In this world, I do things not to make things happen. I do what I do to see what happens next. Whatever I do, I do it to measure response. A toddler understands this. A toddler knows that they must let go of the ball in order to roll it across the floor. A toddler knows that once the ball starts rolling, the only thing left to do is to watch it roll and see where it goes. I’m like that with everything. I set things in motion to see what happens next.
In a sense, I am seeking intimacy with the world around me. I let go of any illusion of control so that I can better assess my world so that I can better assess the results of my actions. If it works, I note it for future reference. If it doesn’t work for me, I chuck it. I say things that I think are funny not to make people laugh, I hazard some humor to see if people laugh. If I had control or authority over others, I would never really know if I was funny. I would never really know for sure if love was real.
Love. This is why I don’t want control over others. If I believe that I have control over another person, then I have expectations. Love is easily missed with expectations. Where there are expectations, disappointment is sure to follow. So I keep my expectations low. I avoid asserting control. I limit my desire to seeking influence, and not very much influence at that. I want just enough influence to get a response.

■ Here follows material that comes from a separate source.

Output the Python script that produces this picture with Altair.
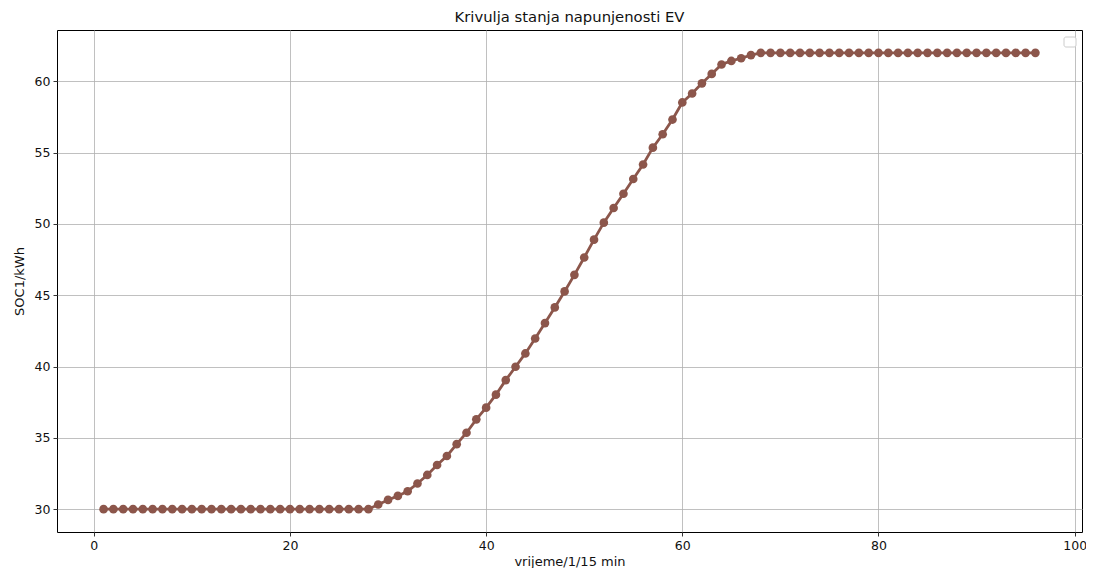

I prefer to use a light touch with everyone in my life.
I have found that many small influences over a long period of time can lead to measurable, often positive results. This is why I try to be gentle with everything. In the car, I feather the pedal. In the home, I close the door quietly. At work, I am gentle with the hardware. With people in my life, I say, “please”. I may no demands, only requests. I seek a completely voluntary existence, for control is an illusion of will.